DMB was the first band I got hooked on, ON MY OWN. No one else played it for me. My mom or my dad weren't into it. I was going to have to turn THEM on to it (Mom/Dad: "The music is nice but I don't like his voice/lyrics."). This was my band, I discovered them, I bought all of their records and inhaled them, they were mine. DMB is significant because of the independence I discovered, the thrill of choosing what music to listen to. And also the feeling it invoked in me. I remember being really emotionally involved in "Crash," feeling like it was totally how I felt about that girl.
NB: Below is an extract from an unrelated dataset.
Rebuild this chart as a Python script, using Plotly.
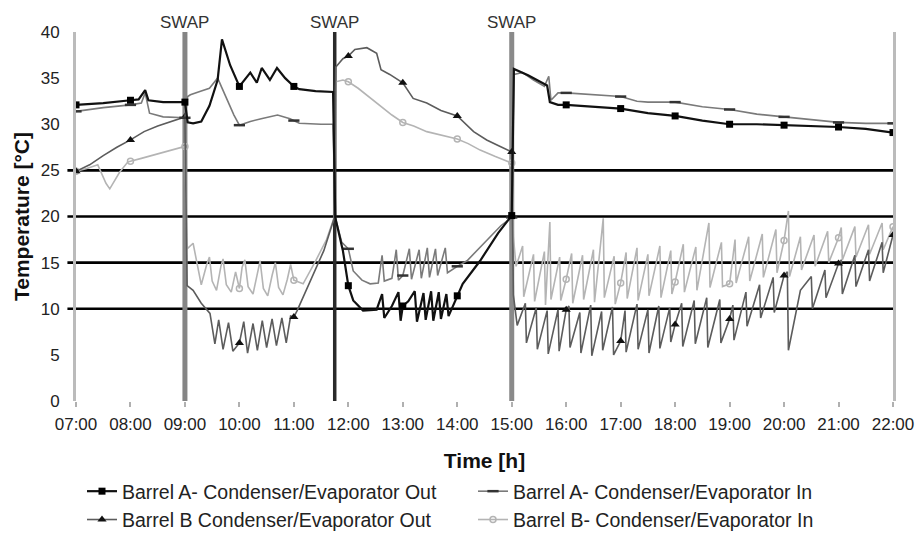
import plotly.graph_objects as go

# ---- axis labels / reference values ----
hours = list(range(7, 23))
hour_labels = [f"{h:02d}:00" for h in hours]
temp_ticks = [0, 5, 10, 15, 20, 25, 30, 35, 40]
ref_lines = [10, 15, 20, 25]
swap_times = [9.0, 11.75, 15.0]

# ---- measured temperatures (time in decimal hours, temperature in deg C) ----
a_out_t = [7.00, 7.50, 8.00, 8.15, 8.27, 8.33, 8.60, 9.00,
           9.05, 9.15, 9.30, 9.45, 9.60, 9.68, 9.83, 10.00, 10.20, 10.32, 10.41, 10.56,
           10.69, 10.84, 11.00, 11.10, 11.40, 11.72,
           11.76, 11.90, 12.00, 12.09, 12.27, 12.52, 12.62, 12.66, 12.80, 12.92, 12.96,
           13.00, 13.10, 13.22, 13.26, 13.38, 13.42, 13.52, 13.56, 13.66, 13.70, 13.80,
           13.84, 14.00, 14.10, 14.42, 14.75, 15.00,
           15.04, 15.30, 15.50, 15.65, 15.70, 15.85, 16.00, 16.50, 17.00, 17.50, 18.00,
           18.50, 19.00, 19.50, 20.00, 20.50, 21.00, 21.50, 22.00]
a_out_v = [32.1, 32.3, 32.6, 32.7, 33.7, 32.6, 32.4, 32.4,
           30.2, 30.1, 30.3, 32.0, 34.8, 39.2, 36.4, 34.1, 35.6, 34.5, 36.1, 34.8,
           36.1, 35.0, 34.1, 33.8, 33.6, 33.5,
           19.9, 16.3, 12.5, 10.9, 9.8, 9.9, 11.6, 9.0, 10.3, 11.8, 8.7,
           10.3, 10.8, 11.9, 8.6, 11.7, 8.8, 11.9, 8.7, 11.8, 8.9, 11.6,
           9.2, 11.4, 12.7, 15.2, 18.2, 20.1,
           36.0, 35.3, 34.7, 34.2, 32.4, 32.1, 32.1, 31.9, 31.7, 31.2, 30.9,
           30.4, 30.0, 30.0, 29.9, 29.8, 29.7, 29.5, 29.1]

a_in_t = [7.00, 7.50, 8.00, 8.20, 8.27, 8.35, 8.60, 9.00,
          9.05, 9.10, 9.30, 9.45, 9.60, 9.75, 9.90, 10.00, 10.20, 10.40, 10.70, 10.93,
          11.00, 11.10, 11.50, 11.72,
          11.76, 11.88, 12.00, 12.09, 12.25, 12.40, 12.55, 12.62, 12.66, 12.80, 12.88,
          12.92, 13.00, 13.12, 13.16, 13.30, 13.34, 13.45, 13.49, 13.60, 13.64, 13.78,
          13.82, 14.00, 14.18, 14.54, 14.80, 15.00,
          15.04, 15.20, 15.40, 15.60, 15.68, 15.72, 15.85, 16.00, 16.50, 17.00, 17.30,
          17.50, 18.00, 18.50, 19.00, 19.50, 20.00, 20.50, 21.00, 21.50, 22.00]
a_in_v = [31.4, 31.8, 32.1, 32.3, 33.4, 31.2, 30.8, 30.7,
          33.0, 33.2, 33.6, 33.9, 35.0, 33.0, 31.0, 29.9, 30.3, 30.6, 31.0, 30.6,
          30.4, 30.1, 30.0, 30.0,
          19.9, 17.2, 16.5, 14.1, 13.1, 12.7, 12.8, 15.8, 13.0, 13.3, 16.4,
          13.1, 13.6, 16.5, 13.2, 16.4, 13.3, 16.6, 13.4, 16.5, 13.6, 16.6,
          13.9, 14.6, 15.2, 17.4, 19.0, 19.9,
          35.4, 35.6, 34.8, 34.1, 35.2, 32.6, 33.4, 33.4, 33.2, 33.0, 32.5,
          32.4, 32.4, 31.9, 31.6, 31.1, 30.8, 30.5, 30.2, 30.1, 30.1]

b_out_t = [7.00, 7.25, 7.50, 7.75, 8.00, 8.25, 8.50, 8.75, 9.00,
           9.04, 9.15, 9.30, 9.46, 9.55, 9.62, 9.70, 9.80, 9.88, 10.00, 10.08, 10.15,
           10.25, 10.33, 10.42, 10.50, 10.60, 10.68, 10.78, 10.86, 10.94, 11.00, 11.06,
           11.30, 11.55, 11.74,
           11.77, 11.90, 12.00, 12.12, 12.34, 12.52, 12.60, 12.76, 13.00, 13.19, 13.44,
           13.70, 14.00, 14.30, 14.54, 14.75, 15.00,
           15.03, 15.10, 15.25, 15.27, 15.45, 15.47, 15.65, 15.67, 15.85, 15.87, 16.00,
           16.05, 16.07, 16.25, 16.27, 16.45, 16.47, 16.65, 16.67, 16.85, 16.87, 17.00,
           17.08, 17.10, 17.30, 17.32, 17.50, 17.52, 17.70, 17.72, 17.90, 17.92, 18.00,
           18.12, 18.14, 18.35, 18.37, 18.58, 18.60, 18.82, 18.84, 19.00, 19.06, 19.08,
           19.30, 19.32, 19.55, 19.57, 19.80, 19.82, 20.00, 20.06, 20.08, 20.30, 20.50,
           20.52, 20.75, 20.77, 21.00, 21.05, 21.07, 21.30, 21.32, 21.55, 21.57, 21.80,
           21.82, 22.00]
b_out_v = [24.9, 25.6, 26.6, 27.5, 28.3, 29.2, 29.8, 30.3, 30.8,
           12.5, 12.0, 10.6, 9.5, 6.2, 8.8, 5.6, 8.5, 5.4, 6.3, 8.6, 5.2,
           8.4, 5.5, 8.7, 5.8, 8.9, 6.0, 9.0, 6.3, 9.2, 9.1, 9.8,
           13.0, 16.3, 19.8,
           36.2, 37.1, 37.4, 38.1, 38.3, 37.7, 35.9, 35.4, 34.5, 32.8, 32.3,
           31.5, 30.9, 29.2, 28.3, 27.7, 27.0,
           11.5, 8.2, 10.6, 6.3, 10.1, 5.6, 9.8, 5.1, 9.9, 5.4, 9.9,
           10.3, 5.8, 9.6, 5.2, 10.4, 4.9, 9.7, 5.5, 10.2, 5.0, 6.5,
           9.8, 5.3, 10.5, 5.6, 9.9, 5.2, 10.3, 5.7, 10.1, 6.4, 8.3,
           10.6, 5.9, 10.9, 6.2, 11.2, 5.8, 11.0, 6.3, 8.9, 10.4, 6.6,
           11.8, 8.1, 12.6, 9.0, 13.4, 9.6, 13.6, 14.0, 5.5, 12.0, 13.5,
           10.0, 14.2, 11.2, 14.9, 15.3, 11.6, 15.8, 12.4, 16.4, 13.0, 17.2,
           13.9, 18.0]

b_in_t = [7.00, 7.20, 7.40, 7.55, 7.62, 7.80, 7.95, 8.00, 8.20, 8.50, 8.75, 9.00,
          9.04, 9.15, 9.22, 9.30, 9.40, 9.45, 9.50, 9.58, 9.66, 9.70, 9.76, 9.85, 9.93,
          10.00, 10.05, 10.10, 10.16, 10.25, 10.33, 10.38, 10.44, 10.52, 10.60, 10.66,
          10.72, 10.80, 10.88, 10.94, 11.00, 11.17, 11.40, 11.60, 11.74,
          11.77, 11.90, 12.00, 12.18, 12.52, 12.80, 13.00, 13.20, 13.44, 13.70, 14.00,
          14.20, 14.42, 14.70, 15.00,
          15.03, 15.08, 15.20, 15.22, 15.40, 15.42, 15.60, 15.62, 15.70, 15.72, 15.88,
          15.90, 16.00, 16.10, 16.12, 16.30, 16.32, 16.50, 16.52, 16.68, 16.70, 16.88,
          16.90, 17.00, 17.10, 17.12, 17.30, 17.32, 17.50, 17.52, 17.72, 17.74, 17.92,
          17.94, 18.00, 18.15, 18.17, 18.38, 18.40, 18.62, 18.64, 18.85, 18.87, 19.00,
          19.10, 19.12, 19.35, 19.37, 19.60, 19.62, 19.85, 19.87, 20.00, 20.08, 20.10,
          20.30, 20.32, 20.55, 20.57, 20.80, 20.82, 21.00, 21.05, 21.07, 21.30, 21.32,
          21.55, 21.57, 21.80, 21.82, 22.00]
b_in_v = [24.9, 25.2, 25.6, 23.6, 23.0, 24.8, 25.9, 26.0, 26.3, 26.8, 27.2, 27.6,
          16.5, 17.1, 15.0, 12.6, 14.8, 15.6, 13.0, 12.0, 14.6, 15.4, 12.6, 11.8, 14.0,
          12.2, 14.5, 15.3, 12.4, 11.6, 13.8, 15.2, 12.2, 11.4, 13.6, 15.0,
          12.3, 11.5, 13.2, 14.8, 13.1, 12.7, 15.2, 17.5, 19.9,
          34.6, 34.8, 34.6, 33.9, 32.3, 31.0, 30.2, 29.8, 29.2, 28.8, 28.4,
          27.9, 27.2, 26.5, 25.8,
          17.8, 14.6, 16.8, 11.3, 15.9, 10.8, 16.2, 10.4, 19.4, 11.0, 15.6,
          10.9, 13.2, 16.0, 10.6, 15.8, 11.0, 16.4, 10.7, 19.8, 11.2, 15.7,
          10.5, 12.8, 16.1, 11.1, 16.6, 10.9, 15.9, 11.4, 16.8, 11.2, 16.3,
          11.6, 12.9, 17.0, 11.8, 16.7, 12.0, 19.3, 12.3, 17.2, 12.4, 12.7,
          17.5, 12.8, 17.8, 13.0, 18.1, 13.4, 18.6, 13.9, 17.4, 20.6, 13.5,
          17.8, 14.2, 18.0, 14.6, 18.4, 15.0, 17.7, 18.8, 15.3, 18.9, 15.6,
          19.1, 15.9, 19.3, 16.4, 18.9]

series_names = [
    "Barrel A- Condenser/Evaporator Out",
    "Barrel A- Condenser/Evaporator In",
    "Barrel B Condenser/Evaporator Out",
    "Barrel B- Condenser/Evaporator In",
]

FONT = "Liberation Sans, Arial, sans-serif"

styles = {
    series_names[0]: dict(line=dict(color="#111111", width=2.2),
                          marker=dict(symbol="square", size=7, color="#000000")),
    series_names[1]: dict(line=dict(color="#7a7a7a", width=1.6),
                          marker=dict(symbol="line-ew", size=8,
                                      line=dict(width=2.5, color="#333333"))),
    series_names[2]: dict(line=dict(color="#5c5c5c", width=1.6),
                          marker=dict(symbol="triangle-up", size=8, color="#111111")),
    series_names[3]: dict(line=dict(color="#b4b4b4", width=1.6),
                          marker=dict(symbol="circle-open", size=6,
                                      line=dict(width=1.5, color="#7a7a7a"))),
}

series = [
    (series_names[0], a_out_t, a_out_v, 1),
    (series_names[1], a_in_t, a_in_v, 2),
    (series_names[2], b_out_t, b_out_v, 3),
    (series_names[3], b_in_t, b_in_v, 4),
]

fig = go.Figure()

# lighter series underneath, black series on top; markers only on the full hours
for name, t, v, rank in reversed(series):
    hourly = [i for i, x in enumerate(t) if float(x).is_integer()]
    st = styles[name]
    fig.add_trace(go.Scatter(
        x=t, y=v, name=name, mode="lines+markers",
        line=st["line"], marker=st["marker"],
        selectedpoints=hourly,
        unselected=dict(marker=dict(opacity=0)),
        legendrank=rank,
        hoverinfo="skip",
    ))

shapes = []
swap_style = [("#858585", 5), ("#2a2a2a", 3.5), ("#8a8a8a", 5)]
for xs, (col, w) in zip(swap_times, swap_style):
    shapes.append(dict(type="line", xref="x", yref="y", x0=xs, x1=xs, y0=0, y1=40,
                       line=dict(color=col, width=w), layer="below"))
for yv in ref_lines:
    shapes.append(dict(type="line", xref="paper", yref="y", x0=-0.0105, x1=1,
                       y0=yv, y1=yv, line=dict(color="#000000", width=2.6),
                       layer="below"))

annotations = [
    dict(x=xs, y=1.0, xref="x", yref="paper", yshift=10, text="SWAP",
         showarrow=False, yanchor="middle",
         font=dict(family=FONT, size=17, color="#333333"))
    for xs in swap_times
]

fig.update_layout(
    width=922, height=539,
    margin=dict(l=76, r=29, t=32, b=138),
    paper_bgcolor="white", plot_bgcolor="white",
    font=dict(family=FONT, color="#222222"),
    shapes=shapes,
    annotations=annotations,
    showlegend=True,
    legend=dict(
        orientation="h", xref="container", yref="container",
        x=82 / 922, xanchor="left", y=1 - 472 / 539, yanchor="top",
        entrywidth=346, entrywidthmode="pixels",
        font=dict(family=FONT, size=19.5, color="#222222"),
        bgcolor="rgba(0,0,0,0)", traceorder="normal",
    ),
)

fig.update_xaxes(
    range=[7, 22], tickvals=hours, ticktext=hour_labels,
    automargin=False,
    showgrid=False, zeroline=False, showline=False,
    ticks="outside", ticklen=5, tickcolor="#b0b0b0", tickwidth=1.5,
    tickfont=dict(family=FONT, size=17, color="#222222"),
    ticklabelstandoff=3,
    title=dict(text="<b>Time [h]</b>", standoff=22,
               font=dict(family=FONT, size=21, color="#111111")),
)
fig.update_yaxes(
    range=[0, 40], tickvals=temp_ticks,
    automargin=False,
    showgrid=False, zeroline=False,
    showline=True, linecolor="#bbbbbb", linewidth=3, mirror=True,
    ticks="", ticklabelstandoff=10,
    tickfont=dict(family=FONT, size=17, color="#222222"),
    title=dict(text="<b>Temperature [°C]</b>", standoff=6,
               font=dict(family=FONT, size=21, color="#111111")),
)

fig.write_html("out.html")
Part of enjoying music is about that search for something new, and when it's good - when it's emotionally resonant - the discovery is almost spiritual, and thrilling to boot. I don't listen to DMB on a daily basis anymore, but I don't need to. I listen to the occasional song every once and a while, though no new stuff for me. I can't abide people who are constantly thrilled with this guy, even though I realize the power and allure of his songs because I was there, but I was a thirteen year old, not a 25 year old U of F grad who still swoons when they hear that Dave is king of the castle. It was a jumping off point. The beginning. You gotta start somewhere and I'm totally happy Dave got me to where I am today.

1 comment:

  1. I wish I could remember that day, but I don't. I know I was proud.